Your task is to repeat the lines from the line with "Clone this chart in matplotlib." to the line with "import matplotlib.dates as mdates", both ends included, and nothing else. Pictures stay out of the copy.

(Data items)
•••

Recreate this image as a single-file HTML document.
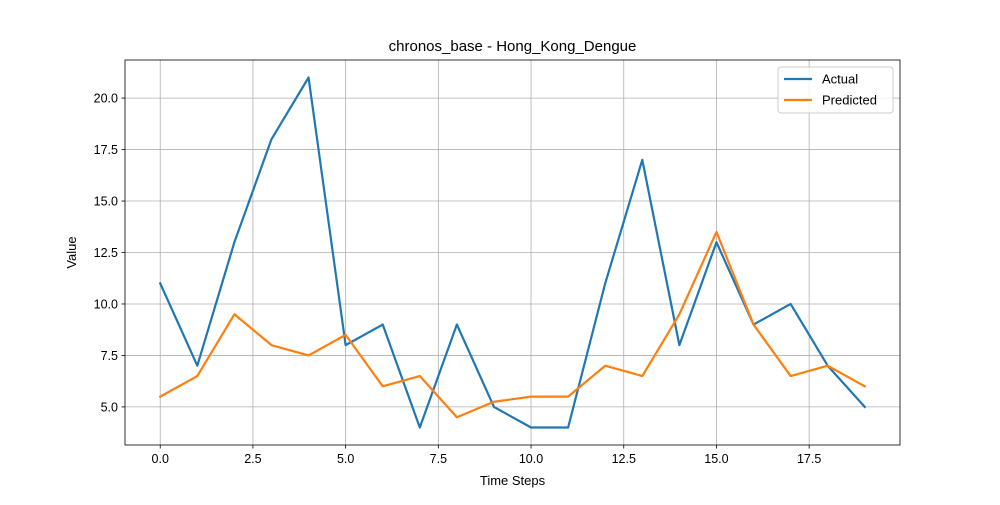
<!DOCTYPE html>
<html><head><meta charset="utf-8"><style>
body{margin:0;background:#fff;font-family:"Liberation Sans","DejaVu Sans",sans-serif;}
</style></head><body>
<svg id="chart" width="1000" height="500" xmlns="http://www.w3.org/2000/svg"></svg>
<script>
const steps=[0,1,2,3,4,5,6,7,8,9,10,11,12,13,14,15,16,17,18,19];
const actual=[11,7,13,18,21,8,9,4,9,5,4,4,11,17,8,13,9,10,7,5];
const predicted=[5.5,6.5,9.5,8,7.5,8.5,6,6.5,4.5,5.25,5.5,5.5,7,6.5,9.5,13.5,9,6.5,7,6];
const xTicks=[0,2.5,5,7.5,10,12.5,15,17.5];
const yTicks=[5,7.5,10,12.5,15,17.5,20];
const L=125,R=900,T=60,B=445;
const x0=-0.95,x1=19.95,y0=3.15,y1=21.85;
const sx=v=>L+(v-x0)/(x1-x0)*(R-L);
const sy=v=>B-(v-y0)/(y1-y0)*(B-T);
const svg=document.getElementById('chart');
const NS='http://www.w3.org/2000/svg';
function mk(t,a,txt){const e=document.createElementNS(NS,t);for(const k in a)e.setAttribute(k,a[k]);if(txt!==undefined)e.textContent=txt;svg.appendChild(e);return e;}
xTicks.forEach(v=>{
 const g=mk('line',{x1:sx(v),x2:sx(v),y1:T,y2:B,stroke:'#b0b0b0','stroke-width':0.8});
 
 
 mk('line',{x1:sx(v),x2:sx(v),y1:B,y2:B+3.5,stroke:'#000','stroke-width':0.8});
 const t=mk('text',{x:sx(v),y:B+18,'text-anchor':'middle','font-size':12.5},v.toFixed(1));
 
 
});
yTicks.forEach(v=>{
 const g=mk('line',{x1:L,x2:R,y1:sy(v),y2:sy(v),stroke:'#b0b0b0','stroke-width':0.8});
 
 
 mk('line',{x1:L-3.5,x2:L,y1:sy(v),y2:sy(v),stroke:'#000','stroke-width':0.8});
 const t=mk('text',{x:L-7,y:sy(v)+4.5,'text-anchor':'end','font-size':12.5},v.toFixed(1));
 
 
});
function line(vals,color,name){
 const p=mk('polyline',{points:steps.map((s,i)=>sx(s)+','+sy(vals[i])).join(' '),fill:'none',stroke:color,'stroke-width':2.2,'stroke-linejoin':'round','stroke-linecap':'square'});
 
 
}
line(actual,'#1f77b4','actual-line');
line(predicted,'#ff7f0e','predicted-line');
const fr=mk('rect',{x:L,y:T,width:R-L,height:B-T,fill:'none',stroke:'#000','stroke-width':0.8});


const ti=mk('text',{x:(L+R)/2,y:T-9,'text-anchor':'middle','font-size':15},'chronos_base - Hong_Kong_Dengue');


const xt=mk('text',{x:(L+R)/2,y:485,'text-anchor':'middle','font-size':13},'Time Steps');


const yt=mk('text',{x:76,y:(T+B)/2,'text-anchor':'middle','font-size':13,transform:'rotate(-90 76 '+((T+B)/2)+')'},'Value');


const lg=mk('rect',{x:778,y:67,width:115,height:46,rx:3,fill:'#fff','fill-opacity':0.8,stroke:'#ccc','stroke-width':1});


[['Actual','#1f77b4',79],['Predicted','#ff7f0e',100]].forEach(([n,c,y])=>{
 mk('line',{x1:784,x2:812,y1:y,y2:y,stroke:c,'stroke-width':2.2});
 const t=mk('text',{x:822,y:y+4.5,'font-size':13},n);
 
 
});
</script>
</body></html>
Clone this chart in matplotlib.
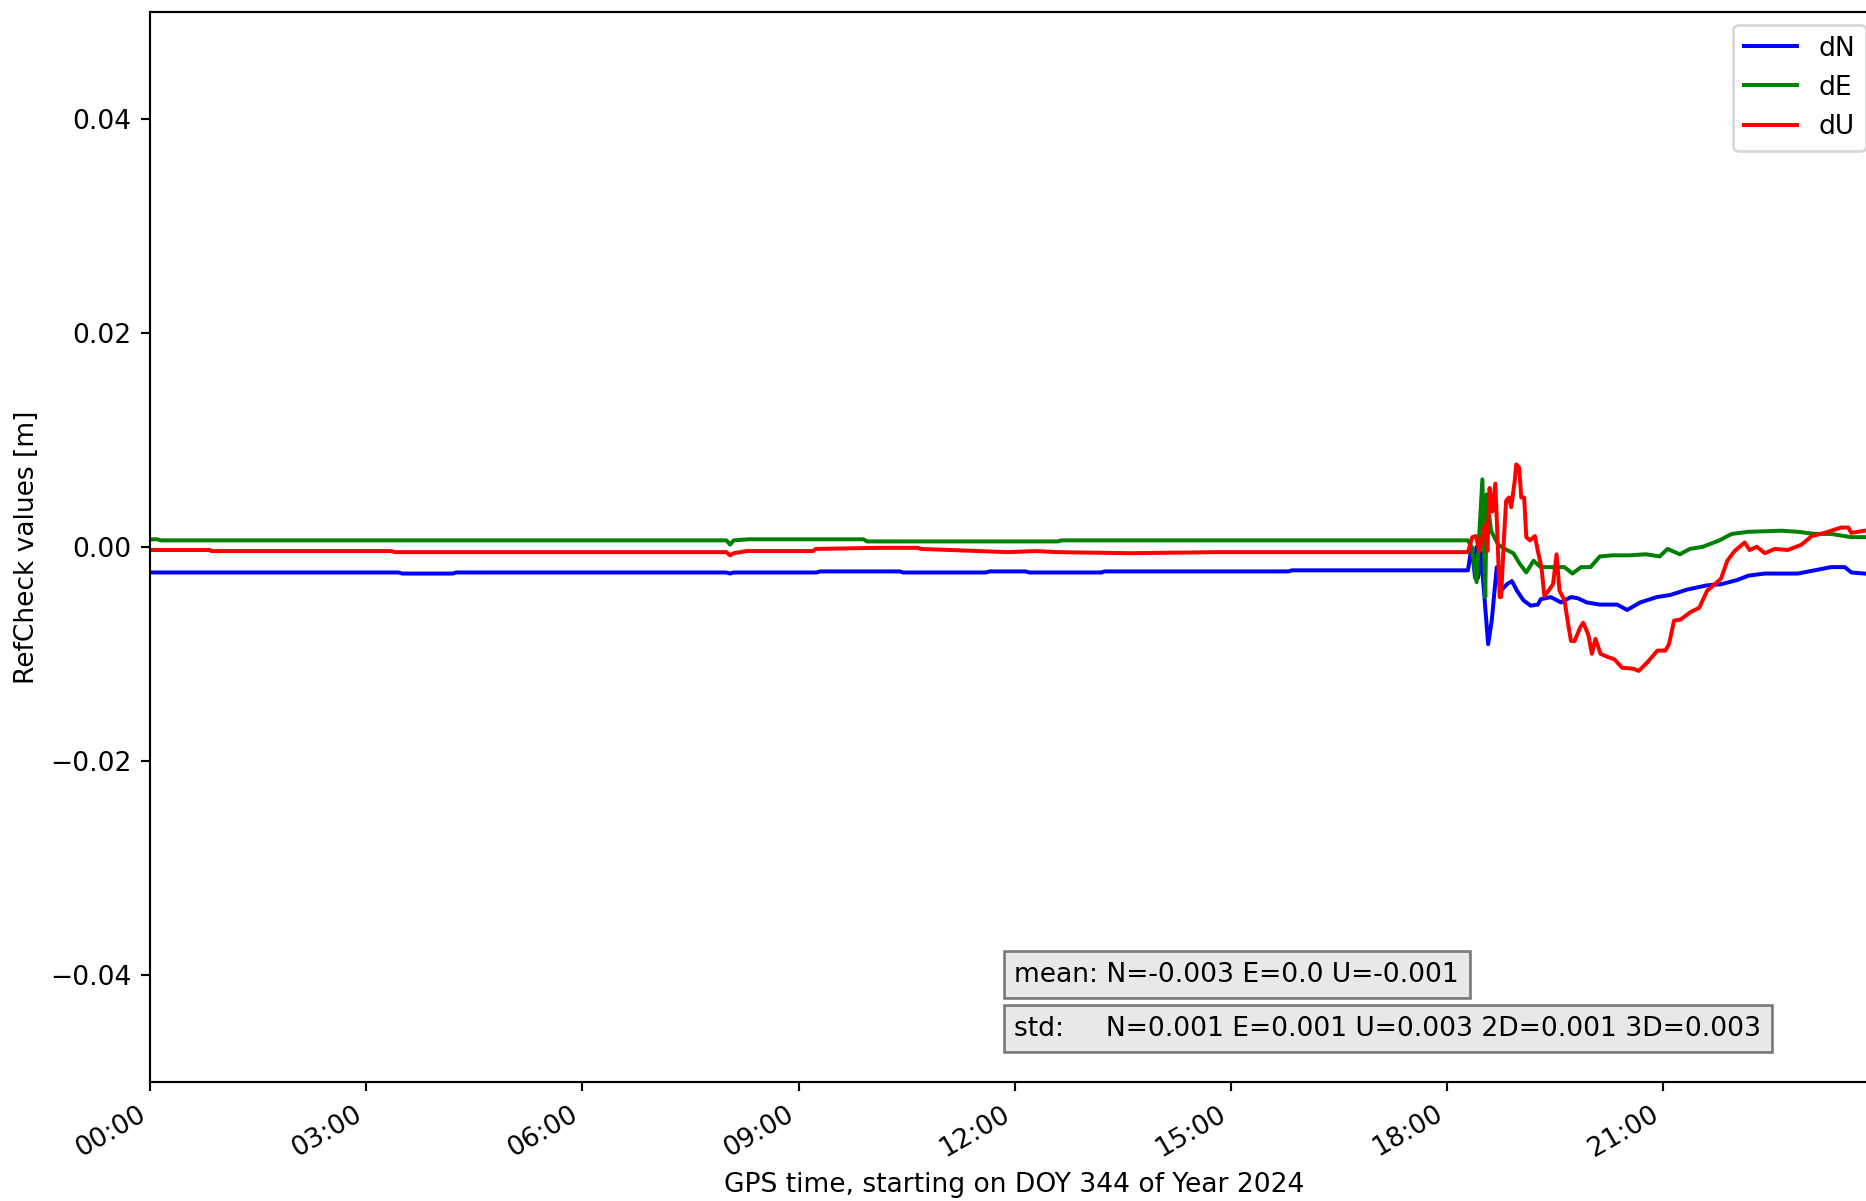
import datetime as dt

import matplotlib
matplotlib.use('Agg')
import matplotlib.pyplot as plt
import matplotlib.dates as mdates

# hours since start of DOY 344 / 2024, and the N/E/U residuals in metres
dn_hours = [
    0.00, 3.45, 3.50, 4.20, 4.25, 8.00, 8.05, 8.10, 8.20, 9.25,
    9.30, 10.40, 10.45, 11.60, 11.65, 12.15, 12.20, 13.20, 13.25, 15.80,
    15.85, 18.29, 18.34, 18.39, 18.41, 18.43, 18.47, 18.57, 18.62, 18.69,
    18.75, 18.83, 18.90, 18.97, 19.06, 19.16, 19.26, 19.30, 19.44, 19.58,
    19.72, 19.81, 19.94, 20.12, 20.36, 20.50, 20.68, 20.91, 21.10, 21.33,
    21.61, 21.80, 22.03, 22.18, 22.41, 22.87, 23.10, 23.33, 23.52, 23.61,
    23.79, 24.00]
dn_vals = [
    -0.0024, -0.0024, -0.0025, -0.0025, -0.0024, -0.0024, -0.0025, -0.0024, -0.0024, -0.0024,
    -0.0023, -0.0023, -0.0024, -0.0024, -0.0023, -0.0023, -0.0024, -0.0024, -0.0023, -0.0023,
    -0.0022, -0.0022, 0.0000, -0.0029, 0.0000, -0.0029, -0.0005, -0.0091, -0.0069, -0.0019,
    -0.0041, -0.0035, -0.0032, -0.0041, -0.0050, -0.0055, -0.0054, -0.0049, -0.0047, -0.0052,
    -0.0047, -0.0048, -0.0052, -0.0054, -0.0054, -0.0059, -0.0052, -0.0047, -0.0045, -0.0040,
    -0.0036, -0.0035, -0.0031, -0.0027, -0.0025, -0.0025, -0.0022, -0.0019, -0.0019, -0.0024,
    -0.0025, -0.0026]

de_hours = [
    0.00, 0.10, 0.15, 8.00, 8.05, 8.10, 8.30, 9.90, 9.95, 12.60,
    12.65, 18.29, 18.34, 18.41, 18.49, 18.53, 18.55, 18.61, 18.71, 18.80,
    18.92, 19.01, 19.10, 19.20, 19.30, 19.44, 19.63, 19.74, 19.86, 19.99,
    20.12, 20.30, 20.53, 20.76, 20.95, 21.06, 21.23, 21.37, 21.55, 21.78,
    21.95, 22.18, 22.64, 22.87, 23.10, 23.33, 23.61, 23.79, 24.00]
de_vals = [
    0.0007, 0.0007, 0.0006, 0.0006, 0.0002, 0.0006, 0.0007, 0.0007, 0.0005, 0.0005,
    0.0006, 0.0006, 0.0000, -0.0033, 0.0063, -0.0047, 0.0049, 0.0015, 0.0002, -0.0002,
    -0.0006, -0.0016, -0.0024, -0.0013, -0.0019, -0.0019, -0.0019, -0.0025, -0.0019, -0.0019,
    -0.0009, -0.0008, -0.0008, -0.0007, -0.0009, -0.0002, -0.0007, -0.0002, 0.0000, 0.0006,
    0.0012, 0.0014, 0.0015, 0.0014, 0.0012, 0.0012, 0.0009, 0.0009, 0.0009]

du_hours = [
    0.00, 0.83, 0.85, 3.35, 3.40, 7.60, 8.00, 8.05, 8.10, 8.28,
    9.20, 9.24, 10.10, 10.66, 10.70, 11.50, 11.90, 12.30, 12.60, 13.60,
    14.80, 18.29, 18.35, 18.40, 18.45, 18.49, 18.53, 18.56, 18.59, 18.63,
    18.67, 18.70, 18.73, 18.75, 18.79, 18.82, 18.86, 18.89, 18.94, 18.96,
    19.00, 19.03, 19.07, 19.10, 19.15, 19.22, 19.26, 19.31, 19.35, 19.42,
    19.47, 19.52, 19.56, 19.63, 19.68, 19.72, 19.77, 19.85, 19.89, 19.96,
    20.01, 20.06, 20.13, 20.23, 20.32, 20.43, 20.59, 20.66, 20.78, 20.92,
    21.03, 21.08, 21.15, 21.24, 21.38, 21.50, 21.61, 21.68, 21.80, 21.89,
    21.99, 22.13, 22.20, 22.30, 22.41, 22.55, 22.73, 22.92, 23.06, 23.24,
    23.33, 23.47, 23.57, 23.61, 23.79, 24.00]
du_vals = [
    -0.0003, -0.0003, -0.0004, -0.0004, -0.0005, -0.0005, -0.0005, -0.0008, -0.0006, -0.0004,
    -0.0004, -0.0002, -0.0001, -0.0001, -0.0002, -0.0004, -0.0005, -0.0004, -0.0005, -0.0006,
    -0.0005, -0.0005, 0.0009, 0.0010, -0.0004, 0.0009, 0.0021, -0.0004, 0.0055, 0.0033,
    0.0059, 0.0009, -0.0047, -0.0047, 0.0009, 0.0043, 0.0046, 0.0037, 0.0062, 0.0077,
    0.0074, 0.0046, 0.0046, 0.0009, 0.0006, 0.0010, -0.0004, -0.0019, -0.0046, -0.0040,
    -0.0035, -0.0007, -0.0041, -0.0050, -0.0072, -0.0088, -0.0088, -0.0075, -0.0071, -0.0082,
    -0.0100, -0.0086, -0.0100, -0.0103, -0.0105, -0.0113, -0.0114, -0.0116, -0.0108, -0.0097,
    -0.0097, -0.0091, -0.0069, -0.0068, -0.0061, -0.0057, -0.0041, -0.0037, -0.0030, -0.0013,
    -0.0004, 0.0004, -0.0003, 0.0000, -0.0006, -0.0002, -0.0003, 0.0002, 0.0010, 0.0013,
    0.0015, 0.0018, 0.0018, 0.0013, 0.0015, 0.0016]

mean_text = 'mean: N=-0.003 E=0.0 U=-0.001'
std_text = 'std:     N=0.001 E=0.001 U=0.003 2D=0.001 3D=0.003'

start = dt.datetime(2024, 12, 9)
end = start + dt.timedelta(hours=23, minutes=59, seconds=30)


def to_time(hours):
    return [start + dt.timedelta(hours=h) for h in hours]


dpi = 191
fig = plt.figure(figsize=(1866.4 / dpi, 1201.4 / dpi), dpi=dpi)
ax = fig.add_axes([150 / 1866, 119 / 1201, 1728.4 / 1866, 1070 / 1201])

ax.plot(to_time(dn_hours), dn_vals, color='blue', lw=1.5, label='dN')
ax.plot(to_time(de_hours), de_vals, color='green', lw=1.5, label='dE')
ax.plot(to_time(du_hours), du_vals, color='red', lw=1.5, label='dU')

ax.set_xlim(start, end)
ax.set_ylim(-0.05, 0.05)
ax.set_yticks([-0.04, -0.02, 0.0, 0.02, 0.04])
ax.xaxis.set_major_locator(mdates.HourLocator(byhour=range(0, 24, 3)))
ax.xaxis.set_major_formatter(mdates.DateFormatter('%H:%M'))
plt.setp(ax.get_xticklabels(), rotation=30, ha='right')

ax.set_xlabel('GPS time, starting on DOY 344 of Year 2024')
ax.set_ylabel('RefCheck values [m]')
ax.legend(loc='upper right')

box = dict(facecolor='lightgray', alpha=0.5)
ax.text(0.5, 0.0935, mean_text, transform=ax.transAxes, bbox=box)
ax.text(0.5, 0.0435, std_text, transform=ax.transAxes, bbox=box)

fig.savefig('out.png', dpi=dpi)
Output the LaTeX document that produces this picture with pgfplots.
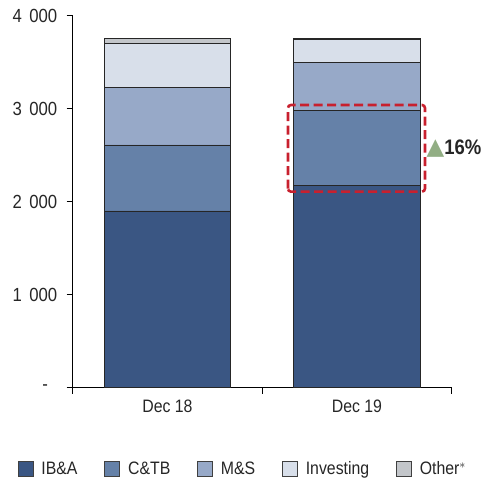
\documentclass[border=0pt]{standalone}
\usepackage{pgfplots}
\pgfplotsset{compat=1.18}
\usepackage{fontspec}
\setmainfont[FakeStretch=0.88]{Liberation Sans}
\newfontfamily\symfont{DejaVu Sans}

\definecolor{iba}{HTML}{3A5683}
\definecolor{ctb}{HTML}{6581A8}
\definecolor{ms}{HTML}{97A9C8}
\definecolor{inv}{HTML}{D8DFEA}
\definecolor{oth}{HTML}{C3C6CA}
\definecolor{redbox}{HTML}{C8202E}
\definecolor{upgreen}{HTML}{92AE84}
\definecolor{txt}{HTML}{262626}

\newcommand{\thsp}{\hspace{0.38em}}

\begin{document}
\begin{tikzpicture}
% fixed page frame around the 379 x 372 plot area
\path[use as bounding box] (-72.7pt,-94.3pt) rectangle (412.3pt,387.7pt);
\begin{axis}[
  scale only axis,
  width=379pt, height=372pt,
  ybar stacked,
  bar width=0.665,
  xmin=-0.5, xmax=1.5,
  ymin=0, ymax=4000,
  axis x line=bottom, axis y line=left,
  axis line style={line width=1pt, -},
  xtick={-0.5,0.5,1.5},
  xticklabels={},
  extra x ticks={0,1},
  extra x tick labels={Dec 18, Dec 19},
  extra x tick style={major tick length=0pt, xticklabel style={yshift=-9pt}},
  ytick={0,1000,2000,3000,4000},
  yticklabels={-\hphantom{0}, 1\thsp000, 2\thsp000, 3\thsp000, 4\thsp000},
  tick align=outside,
  major tick length=6pt,
  tick style={black, line width=1pt},
  ticklabel style={font=\fontsize{18}{21}\selectfont, text=txt},
  yticklabel style={xshift=-6pt, font=\fontsize{19}{22}\selectfont},
  legend columns=5,
  legend style={draw=none, at={(0.449,-0.2186)}, anchor=center,
    font=\fontsize{18}{21}\selectfont, text=txt,
    /tikz/every odd column/.append style={column sep=6pt},
    /tikz/every even column/.append style={column sep=25pt}},
  legend image code/.code={\draw[#1, draw=black!75, line width=0.6pt] (0pt,-7.5pt) rectangle (15pt,7.5pt);},
  every axis plot/.append style={draw=black!85, line width=0.9pt},
  clip=false,
]
\addplot[fill=iba] coordinates {(0,1900) (1,2170)};
\addplot[fill=ctb] coordinates {(0,710) (1,815)};
\addplot[fill=ms]  coordinates {(0,615) (1,510)};
\addplot[fill=inv] coordinates {(0,475) (1,250)};
\addplot[fill=oth] coordinates {(0,60) (1,15)};
\legend{IB\&A, C\&TB, M\&S, Investing, Other$^{*}$}

\coordinate (boxSW) at (axis cs:0.636,2108);
\coordinate (boxNE) at (axis cs:1.359,3040);
\coordinate (pct) at (axis cs:1.367,2575);
\end{axis}
% highlighted C&TB segment of Dec 19
\draw[redbox, line width=2.6pt, dash pattern=on 9pt off 4.5pt, rounded corners=3pt]
  (boxSW) rectangle (boxNE);
\node[anchor=west, inner sep=0pt, text=txt] at (pct)
  {{\symfont\color{upgreen}\fontsize{23}{24}\selectfont▲}\fontsize{21}{23}\selectfont\bfseries 16\%};
\end{tikzpicture}
\end{document}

•••

_CORRECT RESPONSE_.
Clone this chart in matplotlib.
import datetime as dt

import matplotlib
matplotlib.use('Agg')
import matplotlib.pyplot as plt
import matplotlib.dates as mdates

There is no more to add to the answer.